# Mix and Match Hardware Finishes



## txgencon (Jan 4, 2011)

I've been seeing a lot of mix and match finishes in high end homes lately. Door hardware in one finish, cabinet hardware in another and bath hardware in something else. Is this a trend in your area? It looks odd to me but my wife and daughter like it. Perhaps if I wasn't so CDO.


----------



## pappagor (Jan 29, 2008)

have not seen it yet but will keep a eye open :thumbsup:


----------



## mako1 (Sep 1, 2013)

I've seen it and like you don't care for it.I'm partial to the burnished bronze hardware these days but everyones taste is different.


----------



## EthanB (Sep 28, 2011)

I see brass door hardware a lot but I haven't seen it in a kitchen in years. Everything I see in kitchen and bath nowadays is brushed nickel.


----------



## CarpenterSFO (Dec 12, 2012)

I'm fine with it; I see no reason that the tub spout has to look like the doorknob. I was going to say that all the matching is a modern thing, but the tub handles and the doorknob in my parents' home are matching white porcelain, from 70 or 80 years ago.


----------



## griz (Nov 26, 2009)

Seen it years ago in customs.

I'm always for mixing things up and don't have to match....

That's probably why my wife dresses me before going out in public...:laughing:


----------



## m1911 (Feb 24, 2009)

I don't like it.

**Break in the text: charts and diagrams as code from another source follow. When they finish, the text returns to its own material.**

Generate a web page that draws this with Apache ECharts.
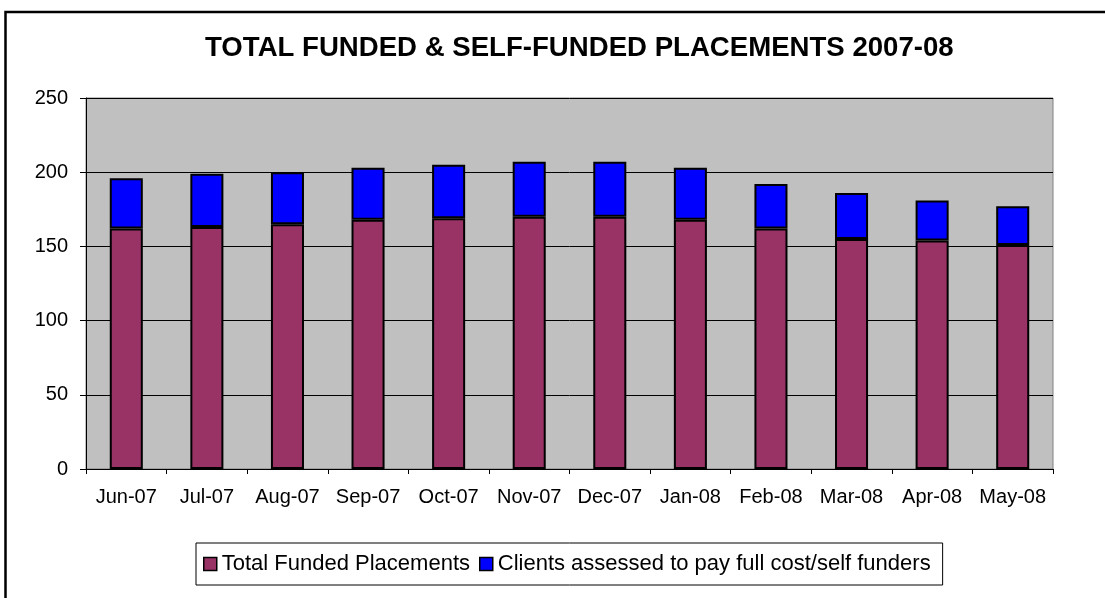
<!DOCTYPE html>
<html>
<head>
<meta charset="utf-8">
<script src="https://cdn.jsdelivr.net/npm/echarts@6/dist/echarts.min.js"></script>
<style>
html,body{margin:0;padding:0;background:#fff;}
#chart{width:1105px;height:598px;}
</style>
</head>
<body>
<div id="chart"></div>
<script>
var months = ['Jun-07','Jul-07','Aug-07','Sep-07','Oct-07','Nov-07','Dec-07','Jan-08','Feb-08','Mar-08','Apr-08','May-08'];
var fundedPlacements = [162, 163, 165, 168, 169, 170, 170, 168, 162, 155, 154, 151];
var selfFunders = [34, 36, 35, 35, 36, 37, 37, 35, 30, 31, 27, 26];
var yTicks = [0, 50, 100, 150, 200, 250];

var chartObj = echarts.init(document.getElementById('chart'));
var fontFamily = 'Liberation Sans, Arial, sans-serif';

var option = {
	animation: false,
	backgroundColor: '#fff',
	title: {
		text: 'TOTAL FUNDED & SELF-FUNDED PLACEMENTS 2007-08',
		left: 200,
		top: 29,
		textStyle: {
			fontFamily: fontFamily,
			fontSize: 27.6,
			fontWeight: 'bold',
			color: '#000'
		}
	},
	legend: {
		left: 196,
		top: 543,
		padding: [10, 12, 10, 7],
		itemGap: 9,
		itemWidth: 13,
		itemHeight: 13,
		borderColor: '#000',
		borderWidth: 1,
		icon: 'rect',
		itemStyle: {borderColor: '#000', borderWidth: 1.5},
		textStyle: {fontFamily: fontFamily, fontSize: 22, color: '#000'},
		data: ['Total Funded Placements', 'Clients assessed to pay full cost/self funders']
	},
	grid: {
		left: 86,
		right: 52,
		top: 98,
		bottom: 129,
		show: true,
		backgroundColor: '#c0c0c0',
		borderColor: '#808080',
		borderWidth: 1
	},
	xAxis: {
		type: 'category',
		data: months,
		axisLine: {lineStyle: {color: '#000', width: 1}},
		axisTick: {show: true, length: 5, lineStyle: {color: '#000'}},
		axisLabel: {
			fontFamily: fontFamily,
			fontSize: 20,
			color: '#000',
			margin: 18,
			interval: 0
		}
	},
	yAxis: {
		type: 'value',
		min: yTicks[0],
		max: yTicks[yTicks.length - 1],
		interval: 50,
		axisLine: {show: true, lineStyle: {color: '#000', width: 1}},
		axisTick: {show: true, length: 6, lineStyle: {color: '#000'}},
		axisLabel: {
			fontFamily: fontFamily,
			fontSize: 20,
			color: '#000',
			margin: 18
		},
		splitLine: {lineStyle: {color: '#000', width: 1}}
	},
	series: [
		{
			name: 'Total Funded Placements',
			type: 'bar',
			stack: 'total',
			barWidth: '41%',
			itemStyle: {color: '#993366', borderColor: '#000', borderWidth: 2},
			data: fundedPlacements
		},
		{
			name: 'Clients assessed to pay full cost/self funders',
			type: 'bar',
			stack: 'total',
			barWidth: '41%',
			itemStyle: {color: '#0000ff', borderColor: '#000', borderWidth: 2},
			data: selfFunders
		}
	],
	graphic: [
		{
			type: 'rect',
			silent: true,
			shape: {x: 5.5, y: 12, width: 1200, height: 700},
			style: {fill: 'none', stroke: '#000', lineWidth: 2.5}
		}
	]
};
chartObj.setOption(option);
</script>
</body>
</html>
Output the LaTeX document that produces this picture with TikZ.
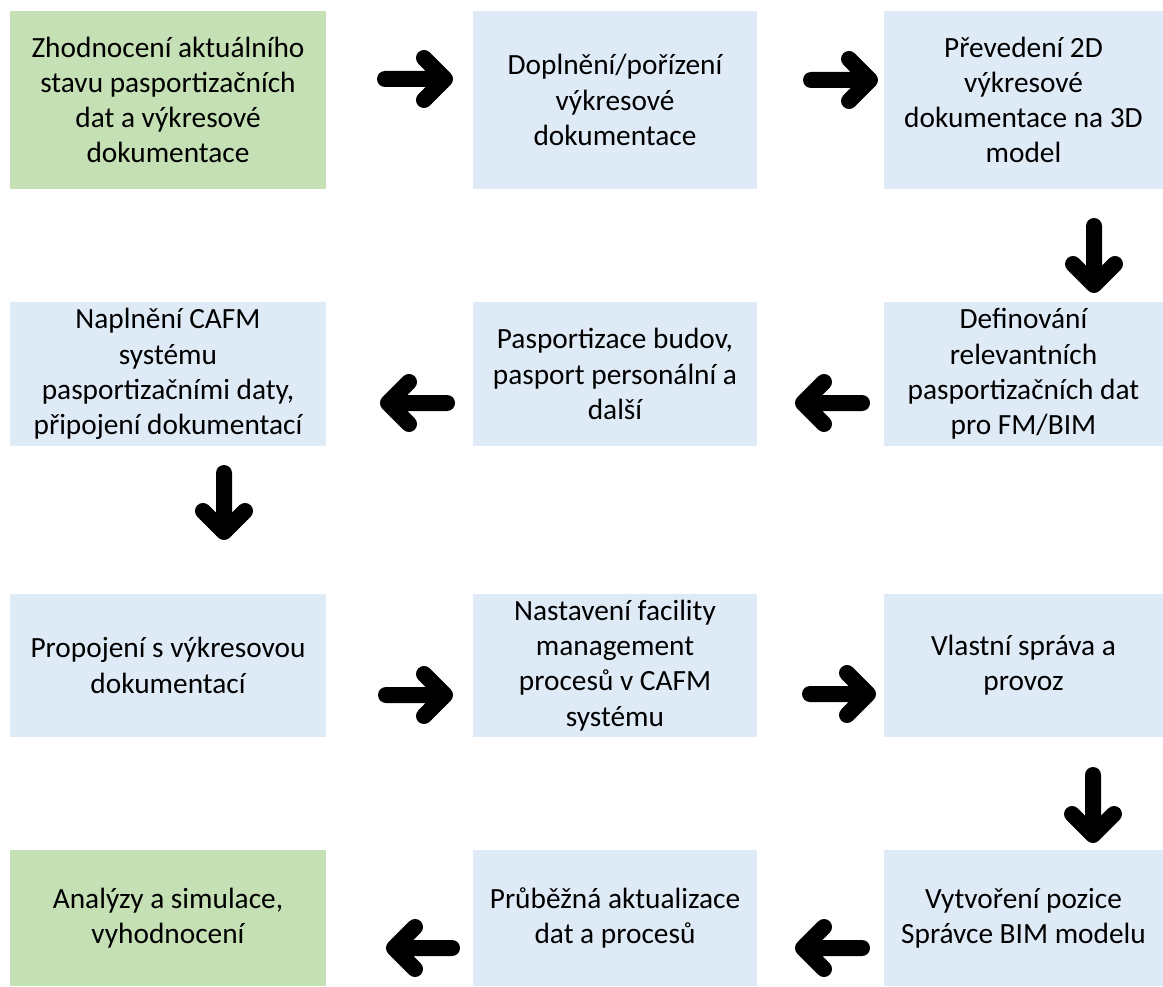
\documentclass[tikz,border=0pt]{standalone}
\usepackage{fontspec}
\setmainfont{Carlito}
\definecolor{boxgreen}{HTML}{C5E0B4}
\definecolor{boxblue}{HTML}{DEEBF7}
\tikzset{
  stepbox/.style={fill=boxblue, draw=none, align=center, inner sep=0pt,
    font=\fontsize{22}{26.4}\selectfont, text=black},
  endbox/.style={stepbox, fill=boxgreen},
  sz/.style 2 args={minimum width=#1*0.75pt, minimum height=#2*0.75pt},
  flowarrow/.style={draw=black, line width=12pt, line cap=round, line join=round},
}
\begin{document}
\begin{tikzpicture}[x=0.75pt,y=-0.75pt]
\useasboundingbox (0,0) rectangle (1163,987);
\fill[white] (0,0) rectangle (1163,987);

% row 1
\node[endbox, sz={316}{178}] (n1) at (168,100)
  {Zhodnocení aktuálního\\stavu pasportizačních\\dat a výkresové\\dokumentace};
\node[stepbox, sz={284}{178}] (n2) at (615,100)
  {Doplnění/pořízení\\výkresové\\dokumentace};
\node[stepbox, sz={279}{178}] (n3) at (1023.5,100)
  {Převedení 2D\\výkresové\\dokumentace na 3D\\model};

% row 2
\node[stepbox, sz={279}{144}] (n4) at (1023.5,374)
  {Definování\\relevantních\\pasportizačních dat\\pro FM/BIM};
\node[stepbox, sz={284}{144}] (n5) at (615,374)
  {Pasportizace budov,\\pasport personální a\\další};
\node[stepbox, sz={316}{144}] (n6) at (168,374)
  {Naplnění CAFM\\systému\\pasportizačními daty,\\připojení dokumentací};

% row 3
\node[stepbox, sz={316}{143}] (n7) at (168,665.5)
  {Propojení s výkresovou\\dokumentací};
\node[stepbox, sz={284}{143}] (n8) at (615,665.5)
  {Nastavení facility\\management\\procesů v CAFM\\systému};
\node[stepbox, sz={279}{143}] (n9) at (1023.5,665.5)
  {Vlastní správa a\\provoz};

% row 4
\node[stepbox, sz={279}{136}] (n10) at (1023.5,918)
  {Vytvoření pozice\\Správce BIM modelu};
\node[stepbox, sz={284}{136}] (n11) at (615,918)
  {Průběžná aktualizace\\dat a procesů};
\node[endbox, sz={316}{136}] (n12) at (168,918)
  {Analýzy a simulace,\\vyhodnocení};

% arrow end points
\coordinate (a1s) at (385,79);   \coordinate (a1t) at (445,79);
\coordinate (a2s) at (811,80);   \coordinate (a2t) at (870,80);
\coordinate (d1s) at (1094,226); \coordinate (d1t) at (1094,285);
\coordinate (a3s) at (862,403);  \coordinate (a3t) at (803,403);
\coordinate (a4s) at (447,403);  \coordinate (a4t) at (388,403);
\coordinate (d2s) at (224,473);  \coordinate (d2t) at (224,532);
\coordinate (a5s) at (386,695);  \coordinate (a5t) at (445,695);
\coordinate (a6s) at (810,694);  \coordinate (a6t) at (868,694);
\coordinate (d3s) at (1093,775); \coordinate (d3t) at (1093,835);
\coordinate (a7s) at (862,948);  \coordinate (a7t) at (803,948);
\coordinate (a8s) at (452,948);  \coordinate (a8t) at (394,948);

% rightward arrows
\foreach \a in {a1,a2,a5,a6}
  \draw[flowarrow] (\a s) -- (\a t) +(-21,-21) -- (\a t) -- +(-21,21);
% leftward arrows
\foreach \a in {a3,a4,a7,a8}
  \draw[flowarrow] (\a s) -- (\a t) +(21,-21) -- (\a t) -- +(21,21);
% downward arrows
\foreach \a in {d1,d2,d3}
  \draw[flowarrow] (\a s) -- (\a t) +(-21,-21) -- (\a t) -- +(21,-21);
\end{tikzpicture}
\end{document}
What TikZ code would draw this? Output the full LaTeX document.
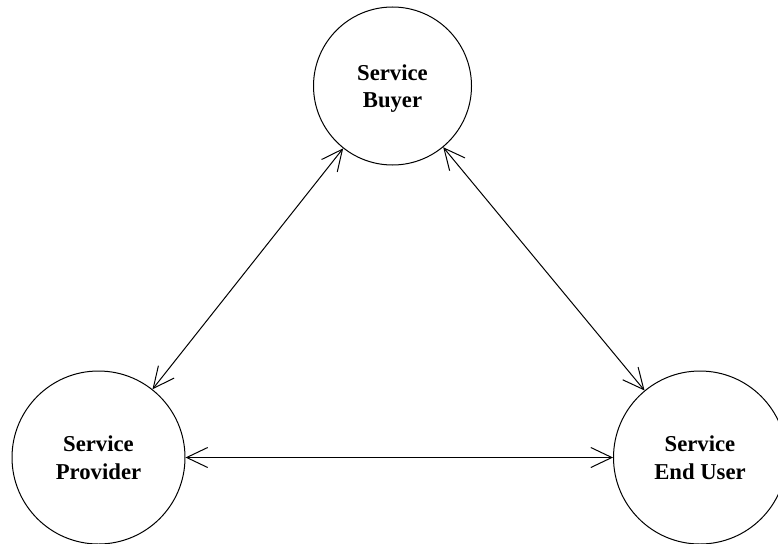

Stick to one finish.


----------



## Calidecks (Nov 19, 2011)

I see a lot of oil rubbed bronze around here. But not a mixture


----------



## Agility (Nov 29, 2013)

*Mix And Match Hardware Finishes*

I'm doing a bathroom now where the homeowners prefer brushed nickel but bought polished chrome in some cases because it was a few dollars cheaper. 

So the shower head doesn't match the valve trim, the sink faucet doesn't match the drain, and the doorknob doesn't match the shower door right next to it.


----------



## Agility (Nov 29, 2013)

I bought a a new, matching drain on my own dime today. I couldn't take it.


----------



## m1911 (Feb 24, 2009)

Californiadecks said:


> I see a lot of oil rubbed bronze around here. But not a mixture


Unfortunately most of the so called "oil rubbed bronze" hardware and fixtures is nothing more than some faux painted POS thin stamped steel. The genuine stuff is pricy.


----------



## txgencon (Jan 4, 2011)

My wife said she read an article in Architectural Digest that says oil rubbed bronze and brushed nickel are "complementary" finishes.


----------



## EthanB (Sep 28, 2011)

txgencon said:


> My wife said she read an article in Architectural Digest that says oil rubbed bronze and brushed nickel are "complementary" finishes.


Those two together look like runny dogjob. There, now you can tell her you read a professional opinion about it too.:laughing:


----------



## mako1 (Sep 1, 2013)

Tell her two pro opinions.


----------



## builditguy (Nov 10, 2013)

Different finishes in different rooms is one thing. Different finishes in the same room is just wrong. 

Something wrong with the world. 

We did a kitchen last year. Had multiple different cabinet pulls. Figuring out which ones went where was a challenge. Looked pretty good actually.


----------



## pappagor (Jan 29, 2008)

griz said:


> Seen it years ago in customs.
> 
> I'm always for mixing things up and don't have to match....
> 
> That's probably why my wife dresses me before going out in public...:laughing:


can you post a pic i need a good laugh. it is today the frist day of next week.:thumbup:


----------



## hdavis (Feb 14, 2012)

I've seen some on remodels. Usually it's very sophisticated interior design, otherwise it's clueless interior design.

If everything has to match, just spray the whole place, hardware and all...


----------



## jstanton (Mar 25, 2012)

Agility said:


> I bought a a new, matching drain on my own dime today. I couldn't take it.


My plumber take steel wool to chrome and says he can make it look just like brushed nickel. I haven't seen it yet, but on this job we need a weird tub filler. He is a picky guy so I have faith. Worth a shot if your buying another anyway.


----------